--- YOUR GOAL ---
Look through the data below and say how many of its lines contain "matplotlib", adding nothing else.

--- DATA PROVIDED ---
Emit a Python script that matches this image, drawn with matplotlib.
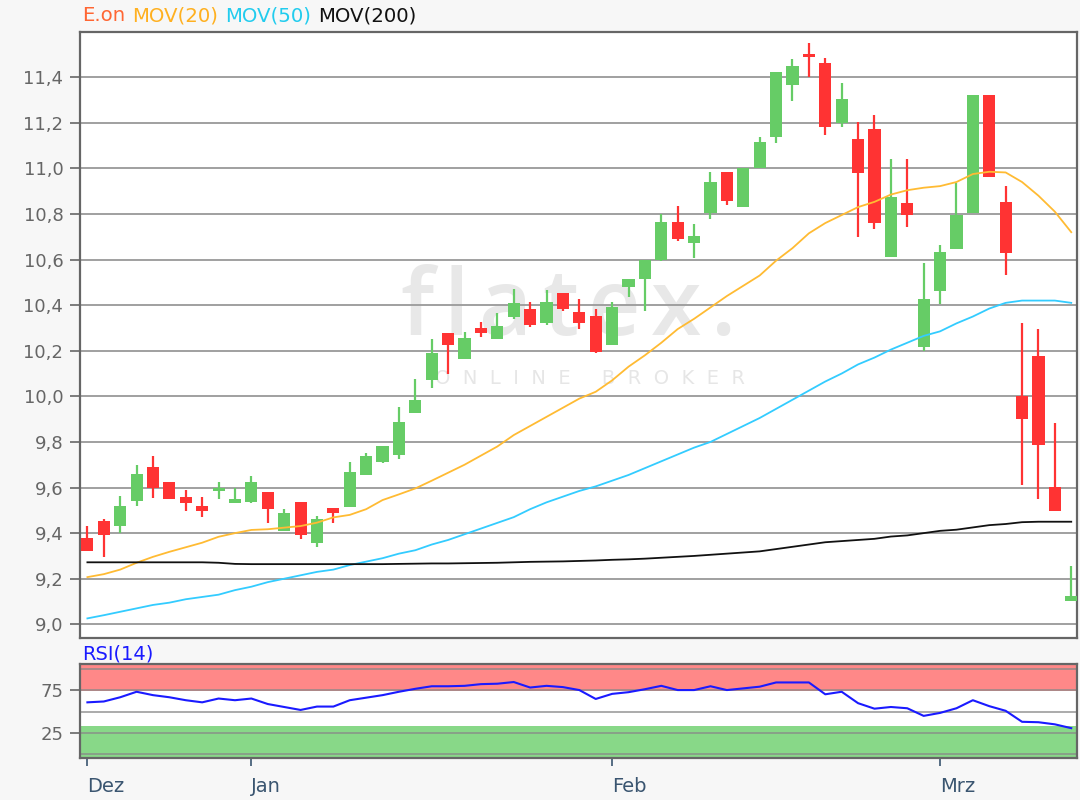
import numpy as np
import matplotlib
matplotlib.use("Agg")
import matplotlib.pyplot as plt

plt.rcParams['font.family'] = ['DejaVu Sans']

# E.on daily candles (open, high, low, close), Dez - Mrz
opens = [9.38, 9.455, 9.43, 9.54, 9.69, 9.625, 9.557, 9.52, 9.586, 9.533,
         9.538, 9.58, 9.41, 9.538, 9.355, 9.511, 9.513, 9.655, 9.713, 9.743,
         9.925, 10.07, 10.276, 10.164, 10.30, 10.251, 10.347, 10.382, 10.32, 10.452,
         10.371, 10.354, 10.225, 10.481, 10.514, 10.598, 10.766, 10.674, 10.803, 10.985,
         10.83, 11.0, 11.136, 11.365, 11.503, 11.46, 11.20, 11.127, 11.171, 10.61,
         10.847, 10.215, 10.462, 10.646, 10.803, 11.322, 10.853, 10.0, 10.177, 9.601,
         9.102]
highs = [9.43, 9.46, 9.565, 9.70, 9.74, 9.625, 9.59, 9.557, 9.625, 9.60,
         9.652, 9.58, 9.504, 9.538, 9.476, 9.511, 9.713, 9.75, 9.783, 9.952,
         10.075, 10.25, 10.276, 10.283, 10.327, 10.364, 10.469, 10.415, 10.466, 10.452,
         10.425, 10.382, 10.415, 10.513, 10.60, 10.798, 10.836, 10.756, 10.985, 10.985,
         11.0, 11.136, 11.424, 11.478, 11.548, 11.485, 11.373, 11.205, 11.234, 11.039,
         11.039, 10.583, 10.664, 10.937, 11.322, 11.322, 10.922, 10.32, 10.294, 9.881,
         9.257]
lows = [9.32, 9.295, 9.40, 9.52, 9.555, 9.55, 9.497, 9.472, 9.55, 9.533,
        9.53, 9.443, 9.41, 9.374, 9.338, 9.443, 9.513, 9.655, 9.706, 9.724,
        9.925, 10.035, 10.10, 10.164, 10.26, 10.251, 10.338, 10.305, 10.313, 10.375,
        10.294, 10.189, 10.225, 10.437, 10.374, 10.594, 10.681, 10.605, 10.778, 10.839,
        10.83, 11.0, 11.11, 11.295, 11.40, 11.146, 11.18, 10.697, 10.733, 10.61,
        10.741, 10.20, 10.404, 10.646, 10.803, 10.963, 10.532, 9.611, 9.548, 9.497,
        9.102]
closes = [9.32, 9.39, 9.52, 9.66, 9.60, 9.55, 9.533, 9.498, 9.592, 9.548,
          9.625, 9.505, 9.487, 9.392, 9.46, 9.487, 9.669, 9.739, 9.783, 9.889,
          9.984, 10.19, 10.225, 10.257, 10.276, 10.308, 10.408, 10.313, 10.415, 10.382,
          10.32, 10.196, 10.39, 10.513, 10.60, 10.766, 10.689, 10.704, 10.941, 10.856,
          11.0, 11.117, 11.424, 11.45, 11.49, 11.182, 11.303, 10.978, 10.759, 10.873,
          10.795, 10.425, 10.634, 10.795, 11.322, 10.963, 10.63, 9.899, 9.786, 9.497,
          9.125]

mov20 = [9.207, 9.22, 9.24, 9.27, 9.296, 9.318, 9.338, 9.358, 9.384, 9.40,
         9.414, 9.417, 9.424, 9.431, 9.446, 9.469, 9.48, 9.505, 9.545, 9.57,
         9.596, 9.63, 9.665, 9.70, 9.74, 9.78, 9.83, 9.87, 9.91, 9.95,
         9.99, 10.02, 10.07, 10.13, 10.18, 10.235, 10.295, 10.34, 10.39, 10.44,
         10.485, 10.53, 10.595, 10.65, 10.715, 10.76, 10.795, 10.83, 10.853, 10.885,
         10.904, 10.915, 10.922, 10.94, 10.975, 10.985, 10.982, 10.94, 10.88, 10.81,
         10.72]
mov50 = [9.026, 9.04, 9.055, 9.07, 9.085, 9.095, 9.11, 9.12, 9.13, 9.15,
         9.165, 9.185, 9.20, 9.215, 9.23, 9.24, 9.26, 9.275, 9.29, 9.31,
         9.325, 9.35, 9.37, 9.395, 9.42, 9.445, 9.47, 9.505, 9.535, 9.56,
         9.585, 9.605, 9.63, 9.655, 9.685, 9.715, 9.745, 9.775, 9.80, 9.835,
         9.87, 9.905, 9.945, 9.985, 10.025, 10.065, 10.10, 10.14, 10.17, 10.205,
         10.235, 10.265, 10.285, 10.32, 10.35, 10.385, 10.41, 10.42, 10.42, 10.42,
         10.41]
mov200 = [9.272, 9.272, 9.272, 9.272, 9.272, 9.272, 9.272, 9.272, 9.27, 9.265,
          9.264, 9.264, 9.264, 9.264, 9.264, 9.264, 9.264, 9.264, 9.264, 9.265,
          9.266, 9.267, 9.267, 9.268, 9.269, 9.27, 9.272, 9.274, 9.275, 9.276,
          9.278, 9.28, 9.283, 9.285, 9.288, 9.292, 9.296, 9.30, 9.305, 9.31,
          9.315, 9.32, 9.33, 9.34, 9.35, 9.36, 9.365, 9.37, 9.375, 9.385,
          9.39, 9.40, 9.41, 9.415, 9.425, 9.435, 9.44, 9.448, 9.45, 9.45,
          9.45]
rsi = [61, 62, 67, 73.5, 69.5, 67, 63.5, 61, 65.5, 63.5,
       65.5, 59, 55.5, 52, 56, 56, 63.5, 66.5, 69.5, 73.5,
       77, 80, 80, 80.5, 82.5, 83, 85, 78.5, 80.5, 79,
       75.5, 65, 71, 73, 76.5, 80.5, 75.5, 75.5, 80, 75.5,
       77.5, 79.5, 84.5, 84.5, 84.5, 70.5, 73.5, 60, 53.5, 55.5,
       54, 45, 48.5, 54, 63.5, 56.5, 51, 38, 37.5, 35,
       30.5]

month_pos = [0, 10, 32, 52]
month_labels = ['Dez', 'Jan', 'Feb', 'Mrz']
price_ticks = [9.0, 9.2, 9.4, 9.6, 9.8, 10.0, 10.2, 10.4, 10.6, 10.8, 11.0, 11.2, 11.4]

o = np.array(opens); h = np.array(highs); l = np.array(lows); c = np.array(closes)
x = np.arange(len(o))
up = c >= o
cols = np.where(up, '#66cc66', '#ff3333')

fig = plt.figure(figsize=(10.8, 8), dpi=100, facecolor='#f7f7f7')
ax = fig.add_axes([0.0741, 0.2025, 0.9231, 0.7575])
ax2 = fig.add_axes([0.0741, 0.0529, 0.9231, 0.1171])

# candles
ax.vlines(x, l, h, colors=cols, lw=1.6, zorder=3)
body = np.maximum(np.abs(c - o), 0.012)
ax.bar(x, body, bottom=np.minimum(o, c), width=0.74, color=cols, zorder=4)

ax.plot(x, mov20, color='#ffbb33', lw=1.3, zorder=5)
ax.plot(x, mov50, color='#33ccff', lw=1.3, zorder=5)
ax.plot(x, mov200, color='#111111', lw=1.3, zorder=5)

ax.set_xlim(-0.45, 60.35)
ax.set_ylim(8.94, 11.598)
ax.set_yticks(price_ticks)
ax.set_yticklabels([f'{v:.1f}'.replace('.', ',') for v in price_ticks])
ax.set_xticks([])
ax.grid(axis='y', color='#a0a0a0', lw=1.4)
ax.set_axisbelow(True)

# RSI panel
ax2.axhspan(74.5, 110, color='#ff8888', zorder=0, lw=0)
ax2.axhspan(-10, 33.4, color='#88d888', zorder=0, lw=0)
for g in [0, 25, 50, 75, 100]:
    ax2.axhline(g, color='#888888', lw=1.4, alpha=0.7, zorder=1)
ax2.plot(x, rsi, color='#1a1aff', lw=1.5, zorder=3)
ax2.set_xlim(-0.45, 60.35)
ax2.set_ylim(-4.4, 106.3)
ax2.set_yticks([25, 75])
ax2.set_xticks(month_pos)
ax2.set_xticklabels(month_labels, ha='left')

for a in (ax, ax2):
    for s in a.spines.values():
        s.set_color('#666666')
        s.set_linewidth(1.6)
    a.tick_params(axis='y', colors='#666666', labelsize=13, length=7, width=1.2, pad=5)
ax2.tick_params(axis='x', colors='#3a5570', labelsize=14, length=6, width=1.2, pad=8)
for t in ax2.get_xticklabels():
    t.set_color('#3a5570')

fig.canvas.draw()
rend = fig.canvas.get_renderer()

# watermark, letters spread out one by one (pixel coords -> axes coords)
def ax_frac(px, py):
    return (px - 80) / 997, (638 - py) / 606

xp = 400
for ch in 'flatex.':
    fx, fy = ax_frac(xp, 335)
    t = ax.text(fx, fy, ch, transform=ax.transAxes, ha='left', va='baseline',
                fontsize=66, color='#e8e8e8', zorder=0.1, fontweight='semibold',
                family=['Open Sans', 'DejaVu Sans'])
    xp = t.get_window_extent(rend).x1 + 10

fx, fy = ax_frac(590, 378)
ax.text(fx, fy, 'O  N  L  I  N  E     B  R  O  K  E  R', transform=ax.transAxes,
        ha='center', va='center', fontsize=14, color='#e6e6e6', zorder=0.1)

# legend-style title, words placed one after another
xpos = 82
for word, col in [('E.on', '#ff6633'), ('MOV(20)', '#ffb020'),
                  ('MOV(50)', '#22ccee'), ('MOV(200)', '#111111')]:
    t = fig.text(xpos / 1080, 1 - 21 / 800, word, color=col, fontsize=14.2, va='baseline')
    xpos = t.get_window_extent(rend).x1 + 7

fig.text(82 / 1080, 1 - 659 / 800, 'RSI(14)', color='#1a1aff', fontsize=14, va='baseline')

fig.savefig('out.png', dpi=100, facecolor=fig.get_facecolor())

--- TASK RESPONSE ---
4